Three developments dismantled norm-referenced grading in the 1960s–70s:

  • Robert Glaser, “Instructional Technology and the Measurement of Learning Outcomes,” American Psychologist (1963) introduced criterion-referenced measurement. Glaser’s argument was that if instruction works, score variability collapses, and rank-based interpretation becomes meaningless.
  • Mastery learning (Bloom 1968, 1971) institutionalized the idea that all students could and should reach a fixed competency standard.
  • Vietnam draft deferments made low grades existentially dangerous for male students, putting practical pressure on faculty.

The combined effect: norm-referenced grading was driven from undergraduate education almost entirely (except in some sciences and most law schools). Most U.S. law schools still grade on a mandatory curve — typically a B/B+ median, e.g., Northwestern requires ≤5% A+ and ≥10% B− or below; Duke requires all 1L courses to follow a mandatory distribution. The persistence of the curve in law uniquely traces to large law firms’ reliance on class rank for hiring screens.

Popham’s 2014 ASCD retrospective (“Criterion-Referenced Measurement: Half a Century Wasted?”) argues criterion-referenced testing has not actually been implemented well, because most K–12 standardized tests retain norm-referenced design under criterion-referenced labels.

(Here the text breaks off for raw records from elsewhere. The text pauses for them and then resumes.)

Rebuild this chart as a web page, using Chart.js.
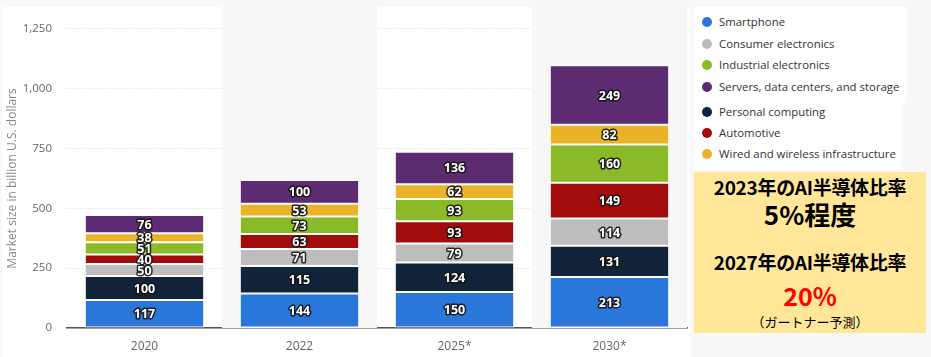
<!DOCTYPE html>
<html><head><meta charset="utf-8">
<script src="https://cdn.jsdelivr.net/npm/chart.js@4/dist/chart.umd.min.js"></script>
<style>
html,body{margin:0;padding:0;background:#f8f8f8;width:931px;height:357px;overflow:hidden;font-family:"Open Sans","DejaVu Sans",sans-serif;}
#panel{position:absolute;left:2px;top:7px;width:688px;height:350px;background:#fff;}
#wrap{position:absolute;left:0;top:7px;width:690px;height:350px;}
.lg{position:absolute;background:#fff;}
.it{position:absolute;left:8px;font-size:11.4px;color:#333;white-space:nowrap;line-height:14px;}
.it i{position:absolute;left:0;top:2px;width:10px;height:10px;border-radius:50%;}
.it span{position:absolute;left:17px;top:0;}
#ybox{position:absolute;left:694px;top:172px;width:232px;height:161px;background:#ffe699;text-align:center;font-family:"Noto Sans CJK JP",sans-serif;color:#000;}
#ybox div{position:absolute;left:0;width:100%;white-space:nowrap;}
</style></head><body>
<div id="panel"></div>
<div id="wrap"><canvas id="c" width="690" height="350"></canvas></div>
<div class="lg" style="left:694px;top:7px;width:212px;height:96px" id="lg1"></div>
<div class="lg" style="left:694px;top:103px;width:208px;height:67px" id="lg2"></div>
<div id="ybox">
<div style="top:1px;font-size:19px;font-weight:bold;letter-spacing:-0.3px;">2023年のAI半導体比率</div>
<div style="top:23px;font-size:26px;font-weight:bold;">5%程度</div>
<div style="top:76px;font-size:19px;font-weight:bold;letter-spacing:-0.3px;">2027年のAI半導体比率</div>
<div style="top:105px;font-size:25px;font-weight:bold;color:#ff0000;">20%</div>
<div style="top:140px;font-size:13px;">（ガートナー予測）</div>
</div>
<script>
const categories = ["2020","2022","2025*","2030*"];
const smartphone = [117,144,150,213];
const personalComputing = [100,115,124,131];
const consumerElectronics = [50,71,79,114];
const automotive = [40,63,93,149];
const industrialElectronics = [51,73,93,160];
const wiredWireless = [38,53,62,82];
const servers = [76,100,136,249];
const yTicks = [0,250,500,750,1000,1250];

const series = [
  {label:"Smartphone", data:smartphone, color:"#2a77dc"},
  {label:"Personal computing", data:personalComputing, color:"#11243a"},
  {label:"Consumer electronics", data:consumerElectronics, color:"#bdbdbd"},
  {label:"Automotive", data:automotive, color:"#a30c0c"},
  {label:"Industrial electronics", data:industrialElectronics, color:"#8aba27"},
  {label:"Wired and wireless infrastructure", data:wiredWireless, color:"#ebb327"},
  {label:"Servers, data centers, and storage", data:servers, color:"#5d2b72"}
];
const legend1 = ["Smartphone","Consumer electronics","Industrial electronics","Servers, data centers, and storage"];
const legend2 = ["Personal computing","Automotive","Wired and wireless infrastructure"];

function buildLegend(id, names, tops){
  const el = document.getElementById(id);
  names.forEach((n,i)=>{
    const s = series.find(x=>x.label===n);
    const d = document.createElement('div');
    d.className='it'; d.style.top = tops[i]+'px';
    d.innerHTML = '<i style="background:'+s.color+'"></i><span>'+n+'</span>';
    el.appendChild(d);
  });
}
buildLegend('lg1', legend1, [8,30,51,73]);
buildLegend('lg2', legend2, [2,23,44]);

const bands = {
  id:'bands',
  beforeDatasetsDraw(chart){
    const {ctx, chartArea} = chart;
    ctx.save();
    ctx.fillStyle = '#f7f7f7';
    const w = (chartArea.right-chartArea.left)/categories.length;
    categories.forEach((c,i)=>{
      if(i%2===1){
        ctx.fillRect(chartArea.left + i*w, 0, w, chartArea.bottom);
      }
    });
    ctx.restore();
  }
};
const labels = {
  id:'labels',
  afterDatasetsDraw(chart){
    const ctx = chart.ctx;
    ctx.save();
    ctx.font = 'bold 12.5px "Open Sans", sans-serif';
    ctx.textAlign='center'; ctx.textBaseline='middle';
    ctx.lineJoin='round';
    chart.data.datasets.forEach((ds,di)=>{
      chart.getDatasetMeta(di).data.forEach((bar,i)=>{
        const y = (bar.y+bar.base)/2;
        const t = String(ds.data[i]);
        ctx.strokeStyle='rgba(20,20,20,0.9)'; ctx.lineWidth=3;
        ctx.strokeText(t, bar.x, y+1);
        ctx.fillStyle='#fff';
        ctx.fillText(t, bar.x, y+1);
      });
    });
    ctx.restore();
  }
};

new Chart(document.getElementById('c'), {
  type:'bar',
  data:{
    labels:categories,
    datasets: series.map(s=>({label:s.label, data:s.data, backgroundColor:s.color, borderColor:'#ffffff', borderWidth:1, borderSkipped:false, barPercentage:0.77, categoryPercentage:1}))
  },
  options:{
    responsive:false, animation:false,
    layout:{padding:{top:20,right:3,left:5,bottom:0}},
    plugins:{legend:{display:false}, tooltip:{enabled:false}},
    scales:{
      x:{stacked:true,
         afterFit(s){ s.height = 29; },
         grid:{display:false, drawTicks:false},
         border:{display:true,color:'#555',width:1.5},
         ticks:{color:'#666',font:{size:12,family:'"Open Sans", sans-serif'},padding:11}},
      y:{stacked:true, min:0, max:1250,
         afterBuildTicks(s){ s.ticks = yTicks.map(v=>({value:v})); },
         afterFit(s){ s.width = 62; },
         grid:{color:'#d8d8d8', lineWidth:1, drawTicks:false},
         border:{display:false, dash:[1,2]},
         ticks:{color:'#666',font:{size:11.5,family:'"Open Sans", sans-serif'},padding:15,
                callback:v=>v.toLocaleString('en-US')},
         title:{display:true,text:'Market size in billion U.S. dollars',color:'#888',font:{size:12,family:'"Open Sans", sans-serif'},padding:{top:0,bottom:2}}
      }
    }
  },
  plugins:[bands, labels]
});
</script>
</body></html>
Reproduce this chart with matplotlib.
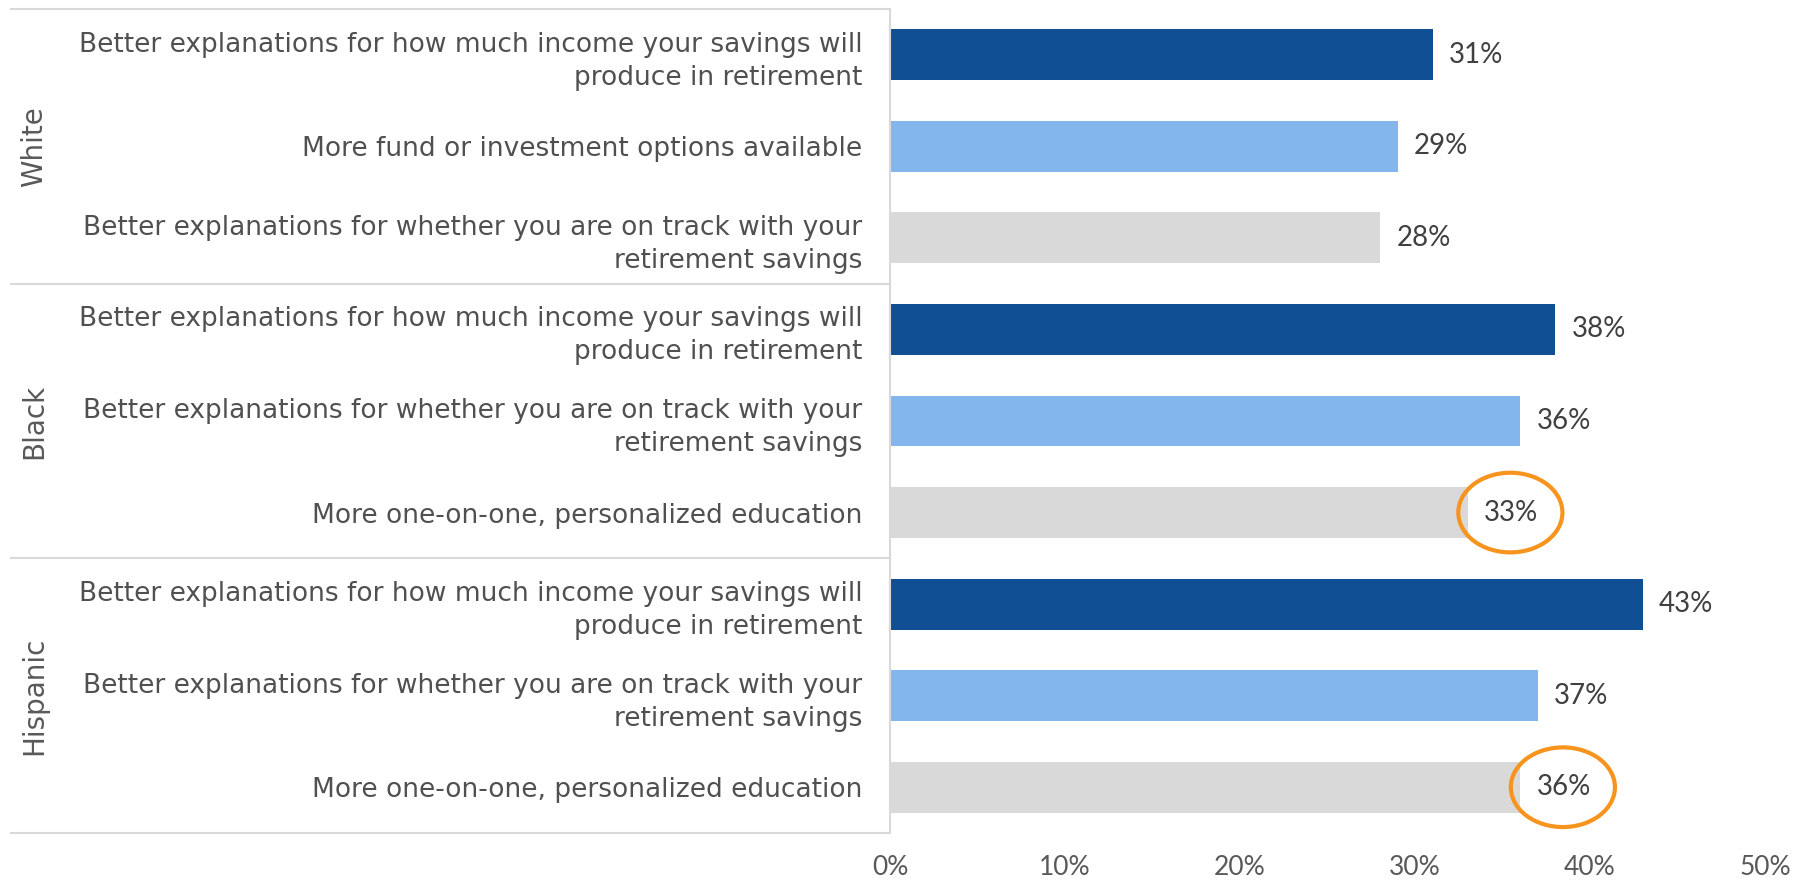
import matplotlib.pyplot as plt
from matplotlib.patches import Ellipse

plt.rcParams['font.family'] = ['DejaVu Sans']

groups = ["White", "Black", "Hispanic"]
labels = [
    "Better explanations for how much income your savings will\nproduce in retirement",
    "More fund or investment options available",
    "Better explanations for whether you are on track with your\nretirement savings",
    "Better explanations for how much income your savings will\nproduce in retirement",
    "Better explanations for whether you are on track with your\nretirement savings",
    "More one-on-one, personalized education",
    "Better explanations for how much income your savings will\nproduce in retirement",
    "Better explanations for whether you are on track with your\nretirement savings",
    "More one-on-one, personalized education",
]
values = [31, 29, 28, 38, 36, 33, 43, 37, 36]
circled = [5, 8]  # bars whose value label gets an orange ring

colors = ["#114F94", "#84B6EE", "#D9D9D9"] * 3
text_color = "#505050"
line_color = "#D9D9D9"

fig = plt.figure(figsize=(18.01, 8.83), dpi=100)
ax = fig.add_axes([890 / 1801, 50 / 883, 875 / 1801, 824 / 883])

y = list(range(len(values)))
ax.barh(y, values, height=0.555, color=colors)

ax.set_xlim(0, 50)
ax.set_ylim(len(values) - 0.5, -0.5)
ax.set_xticks(range(0, 51, 10))
ax.set_xticklabels([f"{t}%" for t in range(0, 51, 10)], family="Lato")
ax.set_yticks(y)
ax.set_yticklabels(labels, fontsize=19, color=text_color, linespacing=1.35)
ax.tick_params(axis="y", length=0, pad=20)
ax.tick_params(axis="x", length=0, pad=16, labelsize=19, labelcolor="#595959")

for s in ["top", "right", "bottom"]:
    ax.spines[s].set_visible(False)
ax.spines["left"].set_color(line_color)
ax.spines["left"].set_linewidth(1.5)

# value labels
for i, v in enumerate(values):
    ax.annotate(f"{v}%", (v, i), xytext=(12, 0), textcoords="offset points",
                va="center", ha="left", fontsize=20, color="#404040",
                family="Lato")

# orange rings around highlighted values
for i in circled:
    ax.add_patch(Ellipse((values[i] + 2.45, i), width=5.95, height=0.87,
                         fill=False, edgecolor="#F7941D", linewidth=3,
                         clip_on=False, zorder=5))

# group boxes on the left
trans = ax.get_yaxis_transform()
for b in [-0.5, 2.5, 5.5, 8.5]:
    ax.plot([-1.005, 0], [b, b], color=line_color, linewidth=1.5,
            transform=trans, clip_on=False)
for g, name in enumerate(groups):
    ax.text(-0.978, g * 3 + 1, name, transform=trans, rotation=90,
            ha="center", va="center", fontsize=20, color="#595959")

fig.savefig("out.png", dpi=100)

This is relevant context: the move away from norm referencing was rhetorical more than methodological, and the current grade-inflation crisis is the bill arriving.

4. Grade Inflation Context & the Harvard Vote

The triggering event: on May 20, 2026, the Harvard Faculty of Arts and Sciences voted 458–201 to cap A grades at 20% of students per course (plus four additional A’s, to cushion small classes), effective Fall 2027. A separate motion to allow opt-out via Unsatisfactory/Satisfactory/Satisfactory-plus marks was rejected 364–292. The faculty also voted to use average percentile rank for internal honors and awards (Inside Higher Ed, May 20, 2026) — meaning Harvard has effectively imported a form of relative ranking, though not z-scores.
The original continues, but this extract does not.